I've heard that it's best to isolate video and audio that vein, is it a better use for the substation to plug the projector and 600S units into?

Essentially, I'm somewhat confused about how the units can be combined to maximize performance, since they all work differently. Given the infinite different combinations, it would be nice to have a theoretical understanding of what's likely to work before moving everything around. Thanks for your help!
I do not have experience with Shunyata power conditioners, but I have owned Richard Gray products for several years now, so hopefully I can shed some light on these - as I understand them (someone please correct me if I have this wrong).

The 1200S/600S (and the 400S) contain large 6H inductors (the 1200S has two) that are tied from the hot to the neutral lines of your incoming power. As such, they hold the power line voltage at a constant level, and will shunt noise to ground before it enters your equipment. Because they are not in series with your equipment, they do not restrict power.

The Pole Pig and SubStation do not regenerate power. They are isolation transformers which break the ground connection and create balanced power to your equipment which greatly reduces noise.

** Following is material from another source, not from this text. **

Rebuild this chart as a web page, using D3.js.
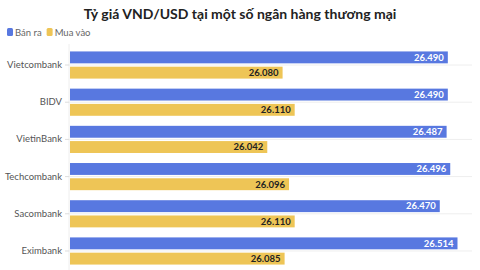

I use the 240V SubStation on a dedicated 240V line with an isolated ground, followed by a 1200S and a 400S RGPC (each connected to the SubStation) on my 2 channel system, with the power amp and preamp plugged into separate sides of the 1200S and the source equipment plugged in to the 400S. This has produced outstanding results for me. If I was to add another type of power conditioner, such as the Shunyata products, I would put it between the RGPC's and my equipment. Of course, this is based on speculation because it really requires some trial and error to see which sounds best, which is how I arrived at the configuration I currently use with the RGPC's.

I hope this helps. :o)
I have a Hydra 4 and a RGPC 400 Pro. All componenents are connected to the Hydra and the Hydra and RGPC share a wall plug.

If you have a Hydra you don't need a Guardian.

Don't plug in the RGPC into the Hydra, its best pluged into the wall. There is a difference if you plugged the Hydra into the RGPC or have it like I have sharing the wall plug. You need to decide which you prefer.

Do you really need the pole pig since you have a substation?

Slv's configuration makes a lot of sense as he does not have a Hydra i.e he is isolating the analog and digital sections which is something built into the Hydra 8.

Do let us know what works best for you.
I think that this is a great question as I was wondering it myself. I have a RGPC 400Pro and a hydra 6 and 2. My amps are plugged into the Hydra 2 and then into a 20 Amp dedicated line and my front end components are plugged into the Hydra 6 and then that is plugged into a dedicates 20 Amp circuit.

I have my HDTV and HD Tivo plugged into the 400 Pro which is then plugged into the other outlet that the Hydra 600 (and my front end components) is plugged into.

I was wondering if I should plug my Hydra directly into the 400 Pro, or leave it as is in the adjacent outlet. And I was also wondering if I would get any benefits of getting another RGPC 400 or 600 and then plug it into the other outlet that my Hydra 2 (that has my amps plugged into it) is in.

With my current set up I have been able to remove ground loops and make my system very quiet and revealing (at least to me).

Hopefully that was not to confusing...


Since my original post I've done some experimenting. While I jhave by no meant tried every combination of connections, I have had best results thus far with the Cary monoblock amps plugged into the guardian 2, which is plugged into the 120V substation, whcih is plugged into the wall. The Front end components are all plugged into the hydra 8, which is plugged into the richard gray 1200s, which is plugged into a second wall circuit. I noticed an improvement when plugging the hydra 8 into the 1200s vs directly into the wall; no real improvement when plugging the richard gray into the hydra if the hydra was plugged into the wall. On the amp side, I noticed improvement plugging the guardian into the substation vs plugging the amps directly into the substation. Any further comments from people would be appreciated. Thanks
3.5 years later......
I've never heard anyone recommend plugging a RGPC product into a Shunyata Hydra product, vice-versa is the norm.

I have my CDP plugged into my Hydra 2, which is plugged into my 400 Pro, which is plugged into my Pole Pig. The Pig is plugged into the wall.
My BAT integrated amp is plugged directly into the Pole Pig. In theory, the benefits from the 400 Pro should extend to anything plugged into the Pig, as written by RGPC and the above posts. I have tried the above set up with the amp plugged into the 400 Pro, but did not notice much difference.

Of note, I called BAT and spoke to Victor Khomenko, I wanted to know the wattage draw from the BAT amp, since the Pole Pig can only handle a 700 watt draw. Victor said 700W was OK for the BAT VK 300x-SE, but ideally would handle up to 2000W!!!!! he said the extra wattage was needed for dynamics and big transients, adding that the Pole Pig, as an isolation device handling only 700W would lower the dynamic range of the top and bottom end (eg visualize the tops and bottoms of sine waves being cut off, this is what is happening to the audio top and bottom ends).

He also echoed what Dick (founder) of RGPC has said, try many combinations of this plugged into that and so on and so forth, and then just live with the one which sounds the best.